Als der Briefträger heute früh mit den 5 Päckchen erschien,
umwehte ihn eine Wolke von Käseduft, der alles andere verdeckte. Ich habe
direkt lachen müssen.
Also, lieber Ernst! Ich habe mich über alles riesig gefreut,
besonders schön ist die Pralinen Bastschachtel. Ich mache sie nicht gleich auf,
denn schon das Anschauen ist ein Genuß. Von der Schokolade haben wir schon
versucht.
Zur Tröstung für das Haarschneiden habe ich sie heute auch
schon verwendet. Nimm recht herzlichen Dank von uns entgegen, Du lieber
Kerl.
Auch Dein Brief vom 13.6. ist gekommen, das wirst Du ja
schon bald auch meiner Andeutung wegen des Pumpens ersehen haben. Ich habe
daraus auch ersehen, daß Du jetzt öfter Ausgang hast. Das wirst Du ja dankbar
begrüßen.
Wie wird es jetzt sein.
Ob du schon dort fort bist. Wenn ja, ist es Dir da nicht ein bißchen
schwer gefallen, von Deinen Kameraden fortzugehen?
Frau Meßmer, die von der NSV sammelt, läßt Dich grüßen. Ihr
einer Sohn ist bei den Stukas, ihre Tochter bei dem Roten Kreuz. Bei Wettsteins uns gegenüber war vorgestern
eine Frau. Die hat sich nach deren Sohn erkundigt, ob sie Nachricht haben. Als
sie sagten, längere Zeit jetzt nicht, sagte sie, so im Wegfahren, sie habe
gehört, er solle gefallen sein. Ist das nicht eine Gemeinheit. Du kannst Dir
denken, was die sich jetzt für Sorgen machen.

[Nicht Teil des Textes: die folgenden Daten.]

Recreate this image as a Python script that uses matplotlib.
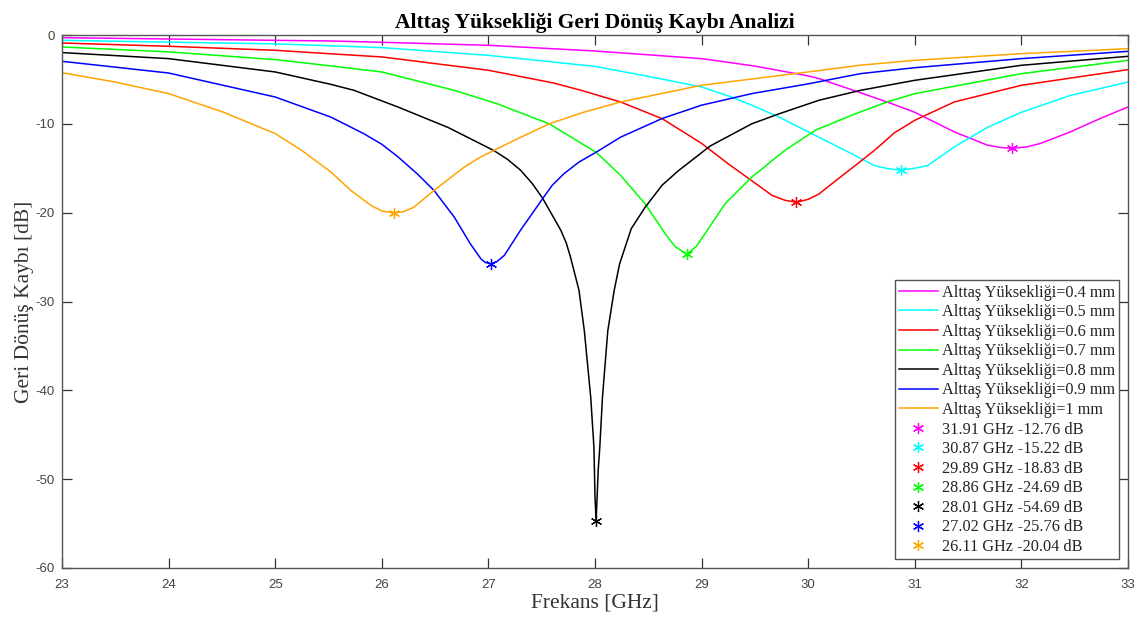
import matplotlib
matplotlib.use("Agg")
import matplotlib.pyplot as plt

# ---------------- data ----------------
f_04 = [23.0, 24.0, 25.0, 25.5, 26.0, 27.0, 28.0, 29.0, 29.5, 30.0, 30.1, 30.49, 30.74, 31.0,
        31.37, 31.68, 31.8, 31.91, 32.05, 32.18, 32.46, 32.74, 33.0]
s_04 = [-0.3, -0.45, -0.6, -0.67, -0.82, -1.16, -1.8, -2.66, -3.5, -4.6, -4.9, -6.5, -7.54, -8.7,
        -10.9, -12.4, -12.65, -12.76, -12.6, -12.2, -10.9, -9.4, -8.1]

f_05 = [23.0, 24.0, 25.0, 25.5, 26.0, 27.0, 28.0, 28.53, 29.0, 29.28, 29.47, 29.72, 30.1, 30.43,
        30.62, 30.75, 30.87, 31.0, 31.12, 31.37, 31.68, 32.0, 32.46, 33.0]
s_05 = [-0.6, -0.8, -1.0, -1.2, -1.42, -2.29, -3.53, -4.73, -5.85, -6.98, -7.9, -9.2, -11.5, -13.5,
        -14.7, -15.05, -15.22, -15.0, -14.7, -12.6, -10.4, -8.7, -6.8, -5.3]

f_06 = [23.0, 24.0, 25.0, 25.5, 26.0, 27.0, 27.61, 27.87, 28.24, 28.63, 29.0, 29.25, 29.47, 29.66,
        29.78, 29.89, 30.0, 30.1, 30.28, 30.43, 30.62, 30.81, 31.0, 31.37, 32.0, 33.0]
s_06 = [-0.9, -1.27, -1.72, -2.1, -2.47, -3.97, -5.4, -6.23, -7.54, -9.42, -12.2, -14.5, -16.4, -18.05,
        -18.6, -18.83, -18.5, -17.9, -16.2, -14.8, -13.0, -11.0, -9.6, -7.54, -5.66, -3.9]

f_07 = [23.0, 24.0, 25.0, 25.5, 26.0, 26.68, 27.08, 27.57, 28.01, 28.24, 28.47, 28.66, 28.75, 28.86,
        28.95, 29.03, 29.22, 29.47, 29.78, 30.07, 30.43, 30.74, 31.0, 32.0, 33.0]
s_07 = [-1.35, -1.9, -2.77, -3.45, -4.16, -6.23, -7.73, -10.0, -13.2, -15.8, -19.0, -22.4, -23.8, -24.69,
        -23.8, -22.4, -19.0, -16.0, -13.0, -10.7, -8.93, -7.54, -6.6, -4.35, -2.85]

f_08 = [23.0, 24.0, 25.0, 25.52, 25.74, 26.15, 26.62, 27.05, 27.18, 27.30, 27.41, 27.51, 27.60, 27.68,
        27.73, 27.77, 27.85, 27.90, 27.96, 27.99, 28.0, 28.01, 28.02, 28.03, 28.045, 28.07, 28.12,
        28.18, 28.23, 28.34, 28.47, 28.63, 28.78, 29.08, 29.47, 29.72, 30.1, 30.49, 31.0, 32.0, 33.0]
s_08 = [-1.98, -2.66, -4.16, -5.55, -6.23, -8.1, -10.4, -13.0, -14.0, -15.2, -16.7, -18.4, -20.3, -22.0,
        -23.4, -25.0, -28.75, -33.3, -40.8, -46.4, -52.0, -54.69, -52.0, -49.0, -46.4, -40.8, -33.3,
        -28.75, -25.8, -21.8, -19.4, -16.9, -15.3, -12.5, -10.0, -8.9, -7.35, -6.23, -5.1, -3.41, -2.4]

f_09 = [23.0, 24.0, 25.0, 25.52, 25.83, 26.0, 26.15, 26.33, 26.49, 26.68, 26.83, 26.93, 26.97, 27.02,
        27.08, 27.15, 27.30, 27.51, 27.60, 27.71, 27.85, 28.01, 28.24, 28.63, 29.0, 29.47, 30.0, 30.49,
        31.0, 32.0, 33.0]
s_09 = [-2.96, -4.28, -6.98, -9.23, -11.1, -12.3, -13.7, -15.6, -17.5, -20.5, -23.5, -25.2, -25.6, -25.76,
        -25.5, -24.8, -22.0, -18.4, -16.9, -15.6, -14.3, -13.2, -11.5, -9.4, -7.9, -6.6, -5.5, -4.35,
        -3.68, -2.66, -1.84]

f_10 = [23.0, 23.5, 24.0, 24.51, 25.0, 25.25, 25.52, 25.71, 25.90, 26.0, 26.11, 26.2, 26.30, 26.49,
        26.63, 26.77, 26.91, 27.05, 27.27, 27.57, 27.90, 28.24, 29.0, 30.0, 30.49, 31.0, 32.0, 33.0]
s_10 = [-4.24, -5.3, -6.6, -8.67, -11.1, -13.0, -15.4, -17.5, -19.2, -19.8, -20.04, -19.9, -19.4, -17.5,
        -16.2, -14.9, -13.85, -13.0, -11.7, -10.0, -8.67, -7.54, -5.66, -4.16, -3.4, -2.85, -2.1, -1.54]

heights = ["0.4", "0.5", "0.6", "0.7", "0.8", "0.9", "1"]
min_freq = [31.91, 30.87, 29.89, 28.86, 28.01, 27.02, 26.11]
min_db = [-12.76, -15.22, -18.83, -24.69, -54.69, -25.76, -20.04]

freqs = [f_04, f_05, f_06, f_07, f_08, f_09, f_10]
s11 = [s_04, s_05, s_06, s_07, s_08, s_09, s_10]
colors = ["#FF00FF", "#00FFFF", "#FF0000", "#00FF00", "#000000", "#0000FF", "#FFA500"]

xticks = [23, 24, 25, 26, 27, 28, 29, 30, 31, 32, 33]
yticks = [-60, -50, -40, -30, -20, -10, 0]

# ---------------- figure ----------------
W, H = 1142, 621
fig = plt.figure(figsize=(W / 100, H / 100), dpi=100)
ax = fig.add_axes([62 / W, 1 - 568 / H, (1128 - 62) / W, (568 - 35) / H])

serif = ["Liberation Serif", "DejaVu Serif"]
sans = ["Liberation Sans", "DejaVu Sans"]

line_handles = []
for f, s, c, h in zip(freqs, s11, colors, heights):
    ln, = ax.plot(f, s, color=c, lw=1.1, label=f"Alttaş Yüksekliği={h} mm")
    line_handles.append(ln)

ast = (6, 2, 0)
mk_handles = []
for fm, dm, c in zip(min_freq, min_db, colors):
    mk, = ax.plot([fm], [dm], linestyle="none", marker=ast, markersize=8,
                  markeredgewidth=0.9, color=c, label=f"{fm:.2f} GHz {dm:.2f} dB")
    mk_handles.append(mk)

ax.set_xlim(23, 33)
ax.set_ylim(-60, 0)
ax.set_xticks(xticks)
ax.set_yticks(yticks)
ax.set_xticklabels([str(v) for v in xticks], fontfamily=sans, fontsize=9.5)
ax.set_yticklabels([str(v) for v in yticks], fontfamily=sans, fontsize=9.5)

axis_col = "#555555"
for sp in ax.spines.values():
    sp.set_color(axis_col)
    sp.set_linewidth(1.0)
ax.tick_params(direction="in", length=7.5, width=0.9, color="#333333", labelcolor="#444444",
               top=True, right=True)
ax.tick_params(axis="x", pad=8)
ax.tick_params(axis="y", pad=5)

ax.set_title("Alttaş Yüksekliği Geri Dönüş Kaybı Analizi", fontfamily=serif,
             fontweight="bold", fontsize=15.5, pad=5)
ax.set_xlabel("Frekans [GHz]", fontfamily=serif, fontsize=15.5, color="#333333", labelpad=2)
ax.set_ylabel("Geri Dönüş Kaybı [dB]", fontfamily=serif, fontsize=15.5, color="#333333", labelpad=1)

leg = ax.legend(handles=line_handles + mk_handles, loc="lower right",
                prop={"family": serif, "size": 11.7}, frameon=True, fancybox=False,
                edgecolor="#555555", framealpha=1, borderaxespad=0.55,
                handlelength=2.4, handletextpad=0.25, labelspacing=0.22, borderpad=0.25,
                numpoints=1)
leg.get_frame().set_linewidth(1.0)
for t in leg.get_texts():
    t.set_color("#222222")

fig.savefig("out.png", dpi=100)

Bei den Leuten über uns, Leimenstolls, ist jetzt der Mann
auf Urlaub gekommen. Nach dem Aussehen zu schließen, ist es ein ganz
anständiger Mann, man hört und sieht nicht viel von ihm. Er ist beim Zoll, jetzt in Polen.

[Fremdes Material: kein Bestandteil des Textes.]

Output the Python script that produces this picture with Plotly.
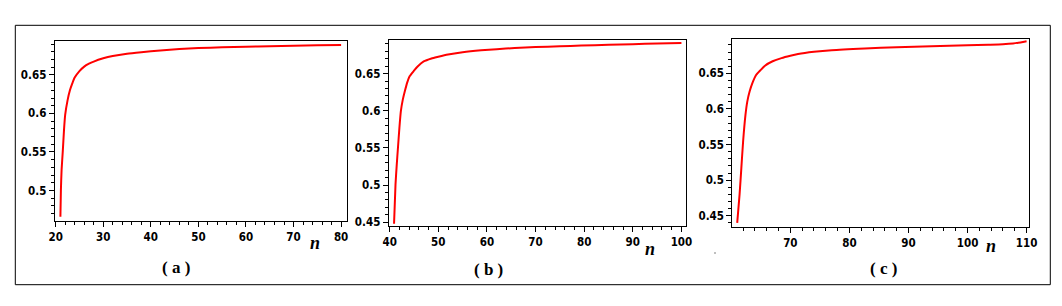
import plotly.graph_objects as go

# ---------------- data ----------------
n_a = [21, 21.1, 21.25, 21.5, 21.75, 22, 22.5, 23, 23.5, 24, 25, 26, 27, 28, 30, 32, 35, 38, 42, 46, 50, 55, 60, 65, 70, 75, 80]
f_a = [0.466, 0.500, 0.527, 0.551, 0.578, 0.598, 0.617, 0.630, 0.639, 0.6465, 0.655, 0.6608, 0.6645, 0.6673, 0.6715, 0.6745, 0.6775, 0.6795, 0.6818, 0.6836, 0.6848, 0.6858, 0.6866, 0.6873, 0.6879, 0.6884, 0.6889]

n_b = [40.9, 41.2, 41.45, 41.7, 42.0, 42.3, 42.7, 43.1, 43.6, 44.1, 45, 45.8, 47, 48.6, 50, 52, 55, 58.8, 62, 65.7, 70, 75, 79.4, 85, 90, 95, 100]
f_b = [0.448, 0.501, 0.527, 0.550, 0.577, 0.5995, 0.615, 0.626, 0.638, 0.6465, 0.654, 0.660, 0.6665, 0.6705, 0.6728, 0.6758, 0.6788, 0.6814, 0.683, 0.6845, 0.6858, 0.6869, 0.6878, 0.6888, 0.6897, 0.6905, 0.6913]

n_c = [61.0, 61.4, 61.7, 62.0, 62.4, 62.7, 63.1, 63.6, 64.2, 65, 65.7, 67, 68.5, 70, 71.3, 74, 77, 82.6, 88, 93.9, 100, 103.5, 106, 107.7, 108.6, 109.6, 110]
f_c = [0.440, 0.4796, 0.517, 0.5543, 0.5916, 0.610, 0.6244, 0.637, 0.6477, 0.655, 0.6608, 0.667, 0.6715, 0.6748, 0.6772, 0.6803, 0.6826, 0.685, 0.6868, 0.6882, 0.6895, 0.6903, 0.6910, 0.692, 0.693, 0.6944, 0.695]

xticks_a = [20, 30, 40, 50, 60, 70, 80]
xticks_b = [40, 50, 60, 70, 80, 90, 100]
xticks_c = [70, 80, 90, 100, 110]
yticks = [0.45, 0.5, 0.55, 0.6, 0.65]
ytick_text = ["0.45", "0.5", "0.55", "0.6", "0.65"]
panel_labels = ["( a )", "( b )", "( c )"]
axis_title = "n"

# ---------------- layout helpers ----------------
W, H = 1062, 306


def px(x):
    return x / W


def py(y):
    return 1 - y / H


panels = [
    dict(n=n_a, f=f_a, box=(46.7, 339.3, 33.3, 212.7), xr=[19.8, 81.3], yr=[0.4608, 0.6936],
         xt=xticks_a, nlab=(307, 235), plab=(168, 259)),
    dict(n=n_b, f=f_b, box=(380.7, 678.3, 32.3, 218.3), xr=[39.8, 101.0], yr=[0.4446, 0.6949],
         xt=xticks_b, nlab=(642, 241), plab=(480, 261)),
    dict(n=n_c, f=f_c, box=(724.3, 1021.3, 30.5, 219.0), xr=[60.17, 110.46], yr=[0.4342, 0.699],
         xt=xticks_c, nlab=(983, 238), plab=(875, 260)),
]

tickfont = dict(family="DejaVu Sans Condensed, Liberation Sans Narrow, sans-serif", size=11.5,
                color="black", weight="bold")

fig = go.Figure()
layout = dict(
    width=W, height=H,
    margin=dict(l=0, r=0, t=0, b=0, autoexpand=False),
    paper_bgcolor="white", plot_bgcolor="white",
    showlegend=False,
    annotations=[], shapes=[],
)

for i, p in enumerate(panels):
    k = "" if i == 0 else str(i + 1)
    fig.add_trace(go.Scatter(
        x=p["n"], y=p["f"], mode="lines",
        line=dict(color="#ff0000", width=2, shape="spline", smoothing=0.6),
        xaxis="x" + k, yaxis="y" + k, hoverinfo="skip",
    ))
    l, r, t, b = p["box"]
    common = dict(
        showline=True, linecolor="black", linewidth=1, mirror=True,
        ticks="outside", ticklen=5, tickwidth=1, tickcolor="black",
        showgrid=False, zeroline=False, tickfont=tickfont,
        ticklabelstandoff=0, automargin=False,
    )
    layout["xaxis" + k] = dict(
        domain=[px(l), px(r)], range=p["xr"], anchor="y" + k,
        tickvals=p["xt"], ticktext=[str(v) for v in p["xt"]],
        minor=dict(ticks="outside", ticklen=3, dtick=2, tick0=0, tickcolor="black", showgrid=False),
        **common,
    )
    layout["yaxis" + k] = dict(
        domain=[py(b), py(t)], range=p["yr"], anchor="x" + k,
        tickvals=yticks, ticktext=ytick_text,
        minor=dict(ticks="outside", ticklen=3, dtick=0.01, tick0=0, tickcolor="black", showgrid=False),
        **common,
    )
    layout["annotations"].append(dict(
        x=px(p["nlab"][0]), y=py(p["nlab"][1]), xref="paper", yref="paper",
        text="<b><i>" + axis_title + "</i></b>", showarrow=False,
        font=dict(family="Liberation Serif, Times New Roman, serif", size=18, color="black"),
        xanchor="center", yanchor="middle",
    ))
    layout["annotations"].append(dict(
        x=px(p["plab"][0]), y=py(p["plab"][1]), xref="paper", yref="paper",
        text="<b>" + panel_labels[i] + "</b>", showarrow=False,
        font=dict(family="Liberation Serif, Times New Roman, serif", size=17, color="black"),
        xanchor="center", yanchor="middle",
    ))

# outer frame
layout["shapes"].append(dict(
    type="rect", xref="paper", yref="paper",
    x0=px(7.3), x1=px(1042.3), y0=py(276.7), y1=py(17.3),
    line=dict(color="black", width=1), fillcolor="rgba(0,0,0,0)", layer="below",
))
# small stray dot
layout["shapes"].append(dict(
    type="rect", xref="paper", yref="paper",
    x0=px(706.5), x1=px(707.5), y0=py(245.5), y1=py(244.5),
    line=dict(width=0), fillcolor="black",
))

fig.update_layout(**layout)
fig.write_html("out.html")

Ich war heute beim Zahnarzt. Er hat den Zahn heute
fertiggemacht. Jetzt hat es nicht ein bißchen mehr weh getan. Mal sehen, wie
lange es hält, evtl. muß man eine Krone
drüber machen.
Deine Unterhosen usw. habe ich heute mit gewaschen. Da sieht
man, wie Ihr mit den Knien im Dreck gelegen seid. Soll ich Dir Hemd, Hose und
Taschentücher wieder zuschicken?
Ich wollte Dir auch wieder einen Kuchen schicken, aber da
ich nicht weiß, ob Du noch in Hradisch bist, laß ich es vorerst lieber.
Mein lieber Mann, ich danke Dir nochmals für alle die
gesandten schönen Sachen und gebe Dir im Geist recht herzliche Küsse.
Sei nun für heute herzlich gegrüßt und geküßt von Deiner
Annie.
Mein lieber, lieber
Vater! Ich hab mich sehr gefreut auf Deine Päckchen, daß gleich 5 angekommen
sind. Die Schokolade schmeckt gut. Ich bin stolz auf Dich. Das habe ich nicht
gewußt, daß Du im Krieg so viel schicken kannst. Jetzt grad ist ein Flieger vorbei gefahren, der war schön. Sei
herzlich gegrüßt und geküßt von Deiner Helga. Jörg.